Место Куприна в русской литературе как будто и прочно, и почетно, и сравнимо с местом Андреева — которого ценят несоразмерно мало, а все-таки признают классиком; обида в том, что всю жизнь Куприн проходил с клеймом беллетриста — как и его друг, великий изобретатель сюжетов и метафор Александр Грин. Оба способны вернуть меланхолику или ипохондрику позабытую радость бытия, оба могут погрузить самого жизнерадостного сангвиника в слезливую печаль, а то и в ужас, — но как-то их привычно числят во втором ряду. Вот я признаюсь сейчас в вещи неприличной, а неряшливая, с повторами и штампами, проза Куприна мне дороже бунинской, хотя и у Бунина есть вещи, над которыми впору заплакать, «Красавица», скажем. Но у Бунина их — единицы, все сухой кистью, с искренним презрением к влаге, словообилию, сантиментам. А Куприн напишет «Королевский парк» — глупую вроде бы идиллию про старых глупых королей, тоже свезенных в богадельню (не отпускал его этот опыт!), — дойдешь до слов «Я умею клеить прелестные коробочки из цветного картона!» — и все, каждый раз слезы, в особенности с похмелья. Состояние похмелья Куприну было знакомо не понаслышке, и он, вероятно, для того и пил, чтобы чаще испытывать и точнее описывать это состояние полной нравственной разбитости, глубокого покаяния и готовности разрыдаться над любой шарманочной жалобой.
Конечно, был и «Гамбринус» с его бессмертным искусством, с глиняной свистулькой, заменившей скрипку (и может статься, тут автопортрет — не Сашка, конечно, а свистулька, простой глиняный инструмент, заменивший собой что-то высокое, прекрасное, безвозвратно утраченное. Наверное, так видел Куприн собственный писательский дар, относительно которого у него вряд ли были иллюзии). Но ведь искусство — выход не для всех. Ромашову, например, талант вроде бы и дан — но развиться ему не суждено, и шанс, честно говоря, невелик (по первым сочинениям Куприна тоже трудно угадать будущего мастера).
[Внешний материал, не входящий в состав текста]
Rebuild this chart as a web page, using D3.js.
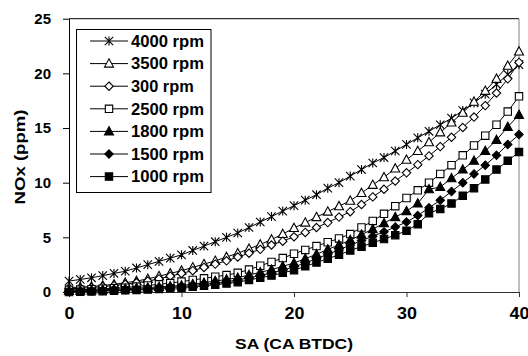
<!DOCTYPE html>
<html>
<head>
<meta charset="utf-8">
<script src="https://cdn.jsdelivr.net/npm/d3@7"></script>
<style>
  body { margin: 0; background: #fff; }
  text { font-family: "Liberation Sans", Arial, sans-serif; font-weight: bold; fill: #000; }
</style>
</head>
<body>
<div id="chart"></div>
<script>
// spark advance, 0..40 deg CA BTDC
const sa = d3.range(0, 41);

const rpm4000 = [1.0, 1.15, 1.3, 1.5, 1.7, 1.9, 2.2, 2.5, 2.8, 3.1, 3.4, 3.8, 4.2, 4.6, 5.0, 5.4, 5.9, 6.4, 6.9, 7.4,
  7.9, 8.4, 8.9, 9.5, 10.0, 10.6, 11.2, 11.8, 12.3, 12.9, 13.5, 14.1, 14.7, 15.3, 15.9, 16.6, 17.3, 18.1, 19.0, 19.9, 20.8];
const rpm3500 = [0.4, 0.45, 0.5, 0.6, 0.7, 0.85, 1.0, 1.2, 1.45, 1.7, 1.95, 2.25, 2.55, 2.85, 3.2, 3.55, 3.95, 4.35, 4.8, 5.3,
  5.85, 6.35, 6.85, 7.35, 7.85, 8.35, 9.05, 9.8, 10.5, 11.3, 12.1, 12.9, 13.7, 14.6, 15.5, 16.4, 17.4, 18.4, 19.5, 20.7, 22.0];
const rpm300 = [0.3, 0.35, 0.4, 0.5, 0.6, 0.7, 0.85, 1.0, 1.2, 1.45, 1.7, 1.95, 2.25, 2.55, 2.85, 3.2, 3.55, 3.9, 4.3, 4.65,
  5.05, 5.45, 5.9, 6.35, 6.85, 7.35, 8.0, 8.7, 9.4, 10.15, 10.9, 11.65, 12.45, 13.3, 14.15, 15.05, 16.0, 17.05, 18.2, 19.5, 21.0];
const rpm2500 = [0.2, 0.22, 0.25, 0.3, 0.35, 0.4, 0.5, 0.6, 0.7, 0.82, 0.95, 1.1, 1.25, 1.4, 1.55, 1.75, 2.05, 2.4, 2.75, 3.1,
  3.5, 3.85, 4.2, 4.55, 4.9, 5.3, 5.9, 6.5, 7.15, 7.85, 8.6, 9.3, 10.0, 10.8, 11.6, 12.5, 13.4, 14.3, 15.3, 16.5, 17.9];
const rpm1800 = [0.1, 0.12, 0.15, 0.2, 0.25, 0.3, 0.35, 0.4, 0.47, 0.53, 0.6, 0.72, 0.85, 1.0, 1.15, 1.3, 1.55, 1.8, 2.05, 2.35,
  2.65, 3.05, 3.45, 3.9, 4.3, 4.75, 5.25, 5.75, 6.3, 6.85, 7.4, 8.1, 9.4, 9.6, 10.4, 11.2, 12.0, 12.9, 13.9, 15.1, 16.2];
const rpm1500 = [0.05, 0.07, 0.1, 0.13, 0.17, 0.2, 0.25, 0.3, 0.36, 0.43, 0.5, 0.6, 0.7, 0.82, 0.95, 1.1, 1.3, 1.5, 1.75, 2.0,
  2.3, 2.65, 3.05, 3.45, 3.85, 4.3, 4.7, 5.1, 5.5, 5.95, 6.4, 7.0, 7.7, 8.4, 9.2, 10.0, 10.8, 11.6, 12.5, 13.5, 14.4];
const rpm1000 = [0.0, 0.02, 0.05, 0.08, 0.11, 0.15, 0.19, 0.23, 0.28, 0.34, 0.4, 0.48, 0.57, 0.67, 0.78, 0.9, 1.1, 1.3, 1.5, 1.75,
  2.0, 2.35, 2.7, 3.05, 3.4, 3.8, 4.15, 4.5, 4.85, 5.2, 5.6, 6.2, 7.2, 7.6, 8.1, 8.8, 9.5, 10.3, 11.2, 12.0, 12.8];

const seriesNames = ['4000 rpm', '3500 rpm', '300 rpm', '2500 rpm', '1800 rpm', '1500 rpm', '1000 rpm'];
const seriesValues = [rpm4000, rpm3500, rpm300, rpm2500, rpm1800, rpm1500, rpm1000];
const markerKinds = ['star', 'triangle', 'diamond', 'square', 'triangle', 'diamond', 'square'];
const markerFilled = [false, false, false, false, true, true, true];

const xTicks = [0, 10, 20, 30, 40];
const yTicks = [0, 5, 10, 15, 20, 25];

const W = 528, H = 356;
const margin = {top: 18.7, right: 9, bottom: 64, left: 69};

const svg = d3.select('#chart').append('svg')
  .attr('width', W)
  .attr('height', H);

svg.append('rect').attr('width', W).attr('height', H).attr('fill', '#fff');

const x = d3.scaleLinear().domain([0, 40]).range([margin.left, W - margin.right]);
const y = d3.scaleLinear().domain([0, 25]).range([H - margin.bottom, margin.top]);

// plot frame (top + right)
svg.append('line')
  .attr('x1', x(0)).attr('x2', x(40)).attr('y1', y(25)).attr('y2', y(25))
  .attr('stroke', '#000').attr('stroke-width', 1);
svg.append('line')
  .attr('x1', x(40)).attr('x2', x(40)).attr('y1', y(25)).attr('y2', y(0))
  .attr('stroke', '#808080').attr('stroke-width', 1);

// axes
const xAxis = svg.append('g')
  .attr('transform', 'translate(0,' + y(0) + ')')
  .call(d3.axisBottom(x).tickValues(xTicks).tickSize(5).tickPadding(11).tickSizeOuter(0));
xAxis.select('.domain').attr('stroke', '#333');
xAxis.selectAll('.tick line').attr('stroke', '#333');
xAxis.selectAll('text')
  .style('font-size', '16px')
  .attr('fill', '#000')
  .attr('transform', 'scale(1.12,1)');

const yAxis = svg.append('g')
  .attr('transform', 'translate(' + x(0) + ',0)')
  .call(d3.axisLeft(y).tickValues(yTicks).tickSize(6).tickPadding(12).tickSizeOuter(0));
yAxis.select('.domain').attr('stroke', '#000');
yAxis.selectAll('.tick line').attr('stroke', '#000');
yAxis.selectAll('text')
  .style('font-size', '15px')
  .attr('fill', '#000');

// axis titles
svg.append('text')
  .attr('x', x(20)).attr('y', 349)
  .attr('text-anchor', 'middle')
  .style('font-size', '15.5px')
  .attr('textLength', 118).attr('lengthAdjust', 'spacingAndGlyphs')
  .text('SA (CA BTDC)');

svg.append('text')
  .attr('transform', 'translate(25,157) rotate(-90)')
  .attr('text-anchor', 'middle')
  .style('font-size', '15.5px')
  .attr('textLength', 95).attr('lengthAdjust', 'spacingAndGlyphs')
  .text('NOx (ppm)');

// marker shapes
function markerPath(kind) {
  if (kind === 'star') return 'M0,-4.5V4.5M-4.2,-4.2L4.2,4.2M-4.2,4.2L4.2,-4.2';
  if (kind === 'triangle') return 'M0,-4.8L4.5,3.5L-4.5,3.5Z';
  if (kind === 'diamond') return 'M0,-4.2L4.2,0L0,4.2L-4.2,0Z';
  return 'M-3.7,-3.7H3.7V3.7H-3.7Z';
}

const line = d3.line()
  .x((d, i) => x(sa[i]))
  .y(d => y(d));

seriesValues.forEach((vals, s) => {
  const g = svg.append('g');
  g.append('path')
    .datum(vals)
    .attr('d', line)
    .attr('fill', 'none')
    .attr('stroke', '#000')
    .attr('stroke-width', 1);
  g.selectAll('path.mk')
    .data(vals)
    .enter().append('path')
    .attr('class', 'mk')
    .attr('d', markerPath(markerKinds[s]))
    .attr('transform', (d, i) => 'translate(' + x(sa[i]) + ',' + y(d) + ')')
    .attr('fill', markerFilled[s] ? '#000' : '#fff')
    .attr('stroke', '#000')
    .attr('stroke-width', 1.1);
});

// legend
const legend = svg.append('g');
legend.append('rect')
  .attr('x', 76.5).attr('y', 29.5)
  .attr('width', 134.5).attr('height', 163)
  .attr('fill', '#fff').attr('stroke', '#000').attr('stroke-width', 1);

const legendLens = [73, 73, 62.7, 73, 73, 73, 73];
seriesNames.forEach((name, s) => {
  const ry = 41 + s * 22.6;
  const row = legend.append('g').attr('transform', 'translate(0,' + ry + ')');
  row.append('line')
    .attr('x1', 90).attr('x2', 128).attr('y1', 0).attr('y2', 0)
    .attr('stroke', '#000').attr('stroke-width', 1);
  row.append('path')
    .attr('d', markerPath(markerKinds[s]))
    .attr('transform', 'translate(109,0)')
    .attr('fill', markerFilled[s] ? '#000' : '#fff')
    .attr('stroke', '#000').attr('stroke-width', 1.1);
  row.append('text')
    .attr('x', 131).attr('y', 5.8)
    .style('font-size', '16px')
    .attr('textLength', legendLens[s]).attr('lengthAdjust', 'spacingAndGlyphs')
    .text(name);
});
</script>
</body>
</html>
Да и многих ли спасает искусство? Жизнь — поединок с предрешенным финалом, победителей тут нету. Может быть, за это чувство и любим мы Куприна — он нас не утешает и себе не врет. «Улетят все ласточки, все цветы завянут, розовые девушки состарятся, умрут», — это из его стихотворения, писанного уже в зрелые года и трогательно беспомощного, как рассказ Ромашова «Последний роковой дебют».
Жизнь — богадельня с добрыми несчастными старухами. Армия — богадельня для злых и несчастных солдат. Богадельня, Божье дело.